With this random variable transformation $z=\mathbf{x}^{\mathrm{T}} \mathbf{U} \mathbf{D} \mathbf{U}^{\mathrm{T}} \mathbf{x}$, your question can be restated as follows:

\begin{equation} argmax_{\mathbf{U}}\mathbb{E}_{z\sim P_U(z)}\big[f(z)\big]=argmax_{\mathbf{U}}f\big(\mathbb{E}_{z\sim P_U(z)}\big[z\big]\big) \end{equation}

If we assume $f$ is monotonically increasing, then we just need to show: \begin{equation} argmax_{\mathbf{U}}\mathbb{E}_{z\sim P_U(z)}\big[f(z)\big]=argmax_{\mathbf{U}}\mathbb{E}_{z\sim P_U(z)}\big[z\big] \end{equation}

In general, this is not necessarily true. As we can see: \begin{equation} \mathbb{E}_{z\sim P_U(z)}\big[z\big]=\int_{z}z\cdot P_U(z)dz \end{equation}

\begin{equation} \mathbb{E}_{z\sim P_U(z)}\big[f(z)\big]=\int_{z}f(z)\cdot P_U(z)dz \end{equation}

Both $\mathbb{E}_{z\sim P_U(z)}\big[z\big]$ and $\mathbb{E}_{z\sim P_U(z)}\big[f(z)\big]$ are a function of $\mathbf{U}$. If their derivatives exist, then they should be $0$ at local minima. That's to say: \begin{equation}\label{eq:cond1} \int_{z}z\cdot \frac{\partial P_U(z)}{\partial \mathbf{U}}dz=0 \end{equation} \begin{equation}\label{eq:cond2} \int_{z}f(z)\cdot \frac{\partial P_U(z)}{\partial \mathbf{U}}dz=0 \end{equation}

We may be able to find some $\mathbf{U}$ that satisfies both equations above. But the solution sets for the above two equations may probably differ unless there are some unique characteristics of $P_U(z)$ and $f$.

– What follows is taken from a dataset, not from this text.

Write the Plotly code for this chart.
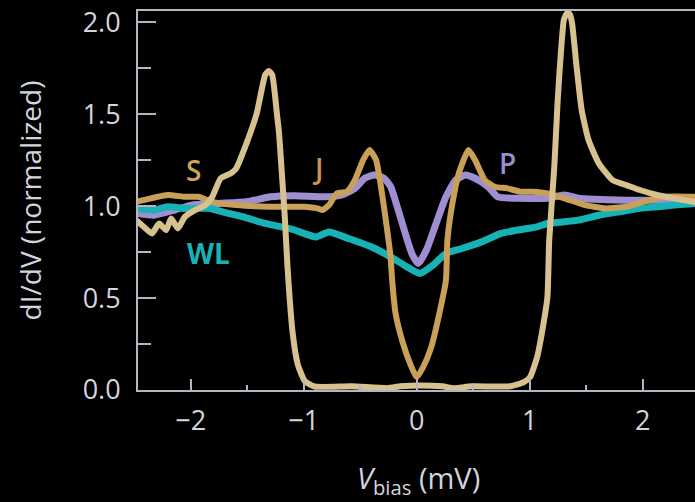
import plotly.graph_objects as go

# ---- data ----
s_x = [-2.48, -2.415, -2.343, -2.279, -2.218, -2.173, -2.113, -2.052, -1.961, -1.870, -1.809, -1.734,
       -1.643, -1.597, -1.506, -1.415, -1.340, -1.309, -1.279, -1.234, -1.218, -1.197, -1.167, -1.143, -1.097,
       -1.052, -0.991, -0.903, -0.575, -0.259, -0.144, 0.028, 0.227, 0.330, 0.485, 0.830, 0.948, 1.003,
       1.066, 1.112, 1.157, 1.173, 1.218, 1.248, 1.278, 1.303, 1.330, 1.355, 1.375, 1.415, 1.460, 1.521, 1.612,
       1.733, 1.855, 1.975, 2.127, 2.275, 2.445, 2.48]
s_y = [0.924, 0.888, 0.852, 0.906, 0.870, 0.933, 0.879, 0.942, 0.979, 1.006, 1.051, 1.152,
       1.179, 1.206, 1.342, 1.506, 1.715, 1.735, 1.715, 1.487, 1.399, 1.215, 0.942, 0.670, 0.308,
       0.139, 0.049, 0.019, 0.020, 0.010, 0.020, 0.025, 0.020, 0.010, 0.020, 0.020, 0.043, 0.070,
       0.179, 0.324, 0.506, 0.815, 1.215, 1.578, 1.851, 2.015, 2.050, 2.045, 1.997, 1.760, 1.524, 1.360, 1.233,
       1.142, 1.115, 1.088, 1.061, 1.043, 1.024, 1.020]

j_x = [-2.48, -2.204, -2.052, -1.931, -1.809, -1.597, -1.297, -0.991, -0.877, -0.834, -0.776, -0.705,
       -0.618, -0.547, -0.474, -0.417, -0.359, -0.316, -0.273, -0.231, -0.217, -0.187, -0.129, -0.058,
       0.0, 0.057, 0.129, 0.201, 0.259, 0.272, 0.316, 0.373, 0.459, 0.517, 0.603, 0.690, 0.804, 0.919,
       1.036, 1.157, 1.309, 1.490, 1.672, 1.854, 2.005, 2.187, 2.48]
j_y = [1.024, 1.061, 1.051, 1.051, 1.024, 1.006, 0.997, 0.997, 0.988, 0.979, 1.006, 1.070,
       1.079, 1.142, 1.251, 1.306, 1.251, 1.106, 0.924, 0.724, 0.597, 0.417, 0.270, 0.144,
       0.070, 0.124, 0.233, 0.417, 0.597, 0.815, 1.015, 1.179, 1.306, 1.251, 1.142, 1.106, 1.097, 1.079,
       1.079, 1.070, 1.043, 1.006, 0.988, 0.997, 1.024, 1.051, 1.051]

p_x = [-2.48, -2.325, -2.143, -1.991, -1.749, -1.506, -1.294, -1.082, -0.805, -0.661, -0.547, -0.460,
       -0.374, -0.288, -0.230, -0.172, -0.101, -0.043, 0.014, 0.086, 0.172, 0.259, 0.345, 0.431, 0.517,
       0.632, 0.718, 0.919, 1.157, 1.309, 1.430, 1.855, 2.157, 2.48]
p_y = [0.961, 0.951, 0.979, 1.006, 1.015, 1.024, 1.051, 1.057, 1.051, 1.061, 1.097, 1.152,
       1.170, 1.152, 1.106, 0.997, 0.852, 0.743, 0.688, 0.761, 0.906, 1.051, 1.142, 1.170, 1.152,
       1.106, 1.051, 1.043, 1.043, 1.061, 1.043, 1.033, 1.033, 1.033]

wl_x = [-2.48, -2.325, -2.204, -2.052, -1.840, -1.718, -1.536, -1.340, -1.106, -0.891, -0.776, -0.603,
        -0.403, -0.230, -0.086, 0.028, 0.143, 0.259, 0.402, 0.574, 0.747, 0.890, 1.066, 1.157, 1.309,
        1.430, 1.612, 1.794, 1.975, 2.127, 2.278, 2.48]
wl_y = [0.988, 0.979, 0.997, 0.988, 0.988, 0.969, 0.942, 0.906, 0.875, 0.833, 0.860, 0.824,
        0.779, 0.724, 0.670, 0.634, 0.679, 0.743, 0.770, 0.806, 0.852, 0.870, 0.888, 0.906, 0.915,
        0.924, 0.951, 0.969, 0.988, 0.997, 1.006, 1.015]

labels = ["S", "J", "P", "WL"]
label_x = [-1.976, -0.877, 0.804, -1.843]
label_y = [1.197, 1.206, 1.233, 0.744]

x_ticks = [-2, -1, 0, 1, 2]
y_ticks = [0.0, 0.5, 1.0, 1.5, 2.0]
y_tick_text = ["0.0", "0.5", "1.0", "1.5", "2.0"]

# ---- styles ----
C_S = "#d7c18f"
C_J = "#c9a057"
C_P = "#9f8ed2"
C_WL = "#17b2b5"
AX = "#b4b4c4"
TXT = "#d4d4de"
FONT = "Open Sans"

fig = go.Figure()
line_shape = dict(shape="spline", smoothing=0.5)
fig.add_trace(go.Scatter(x=p_x, y=p_y, mode="lines", line=dict(color=C_P, width=7, **line_shape), name="P"))
fig.add_trace(go.Scatter(x=wl_x, y=wl_y, mode="lines", line=dict(color=C_WL, width=7, **line_shape), name="WL"))
fig.add_trace(go.Scatter(x=j_x, y=j_y, mode="lines", line=dict(color=C_J, width=6, **line_shape), name="J"))
fig.add_trace(go.Scatter(x=s_x, y=s_y, mode="lines", line=dict(color=C_S, width=6, **line_shape), name="S"))

label_colors = ["#caa45e", "#c9954c", "#9a8bd2", C_WL]
label_weights = [600, 600, 600, 700]
for t, lx, ly, c, w in zip(labels, label_x, label_y, label_colors, label_weights):
    fig.add_annotation(x=lx, y=ly, xref="x", yref="y", text=t, showarrow=False,
                       font=dict(family=FONT, size=28, color=c, weight=w),
                       xanchor="center", yanchor="middle")

# axis titles
fig.add_annotation(x=-0.194, y=0.5, xref="paper", yref="paper", text="dI/dV (normalized)",
                   textangle=-90, showarrow=False, xanchor="center", yanchor="middle",
                   font=dict(family=FONT, size=28, color=TXT))
fig.add_annotation(x=0.504, y=-0.237, xref="paper", yref="paper",
                   text="<i>V</i><sub>bias</sub> (mV)", showarrow=False,
                   xanchor="center", yanchor="middle",
                   font=dict(family=FONT, size=29, color=TXT))

fig.update_layout(
    width=695, height=502,
    paper_bgcolor="black", plot_bgcolor="black",
    margin=dict(l=138, r=0, t=11, b=112),
    showlegend=False,
    font=dict(family=FONT, color=TXT),
)
fig.update_xaxes(
    range=[-2.466, 2.463], showgrid=False, zeroline=False,
    showline=True, linecolor=AX, linewidth=2, mirror=True,
    tickmode="array", tickvals=x_ticks,
    ticks="inside", ticklen=11, tickwidth=2, tickcolor=AX,
    minor=dict(dtick=0.5, tick0=0, ticks="inside", ticklen=5, tickwidth=2, tickcolor=AX),
    tickfont=dict(family=FONT, size=27, color=TXT), ticklabelstandoff=6,
    layer="above traces",
)
fig.update_yaxes(
    range=[0, 2.062], showgrid=False, zeroline=False,
    showline=True, linecolor=AX, linewidth=2,
    tickmode="array", tickvals=y_ticks, ticktext=y_tick_text,
    ticks="inside", ticklen=18, tickwidth=2, tickcolor=AX,
    minor=dict(dtick=0.25, tick0=0, ticks="inside", ticklen=13, tickwidth=2, tickcolor=AX),
    tickfont=dict(family=FONT, size=27, color=TXT), ticklabelstandoff=10,
    layer="above traces",
)

fig.write_html("out.html", config={"displayModeBar": False},
               post_script="document.body.style.margin='0';document.body.style.background='black';")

By the way, the above two equations also leads to: $ \int_{z}\big(f(z)-z\big)\cdot \frac{\partial P_U(z)}{\partial \mathbf{U}}dz=0 $

$P_U(z)$, $f$ and optimal $U^{\star}$must satisfy this condition, too.

If there is no error in the above argument, then I would reject the original hypothesis.

Your hypothesis might be true if $P_U(z)$ has some very special structure (which I were not able to derive). Otherwise, only certain $f$ (NOT the entire set of monotonically concave functions) may satisfy your hypothesis.